### SHORT TASK
Locate the word "React" in the material, then show every line that holds it.

### SUPPLIED DATA
:::::

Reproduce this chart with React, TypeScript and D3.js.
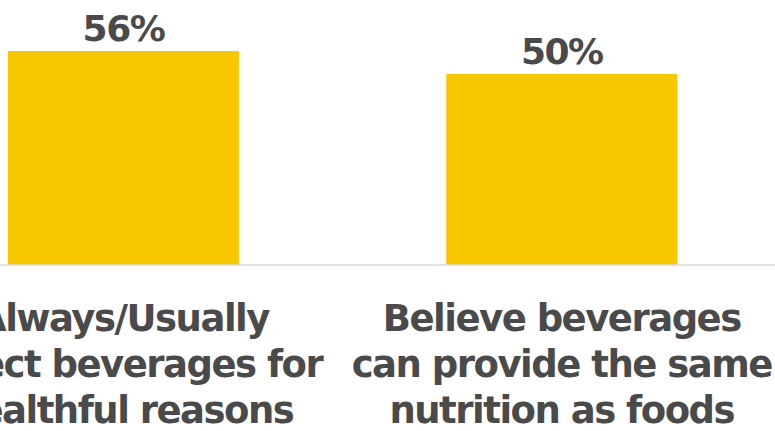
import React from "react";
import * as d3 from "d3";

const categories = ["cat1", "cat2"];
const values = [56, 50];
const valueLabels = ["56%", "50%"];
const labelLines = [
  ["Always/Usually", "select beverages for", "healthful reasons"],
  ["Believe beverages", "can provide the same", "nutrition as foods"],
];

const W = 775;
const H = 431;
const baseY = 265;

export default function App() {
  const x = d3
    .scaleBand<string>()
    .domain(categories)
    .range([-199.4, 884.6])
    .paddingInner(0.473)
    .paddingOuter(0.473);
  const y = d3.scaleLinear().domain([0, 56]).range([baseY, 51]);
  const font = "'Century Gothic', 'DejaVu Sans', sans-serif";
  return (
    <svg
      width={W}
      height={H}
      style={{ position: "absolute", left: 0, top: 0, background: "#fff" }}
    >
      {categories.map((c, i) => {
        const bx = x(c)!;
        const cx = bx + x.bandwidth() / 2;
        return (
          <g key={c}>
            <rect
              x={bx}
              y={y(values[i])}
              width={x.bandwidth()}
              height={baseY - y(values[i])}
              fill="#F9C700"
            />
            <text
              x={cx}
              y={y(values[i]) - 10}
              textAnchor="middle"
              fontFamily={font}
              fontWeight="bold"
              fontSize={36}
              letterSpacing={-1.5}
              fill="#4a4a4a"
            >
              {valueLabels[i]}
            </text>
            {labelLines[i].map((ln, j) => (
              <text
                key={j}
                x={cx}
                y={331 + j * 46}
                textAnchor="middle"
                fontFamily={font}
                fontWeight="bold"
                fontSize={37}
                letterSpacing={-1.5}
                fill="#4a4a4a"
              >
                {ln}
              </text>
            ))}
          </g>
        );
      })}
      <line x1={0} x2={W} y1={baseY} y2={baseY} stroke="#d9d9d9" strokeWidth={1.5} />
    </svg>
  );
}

:::::

### RESPONSE TO THE EXERCISE
Reproduce this chart with React, TypeScript and D3.js.
import React from "react";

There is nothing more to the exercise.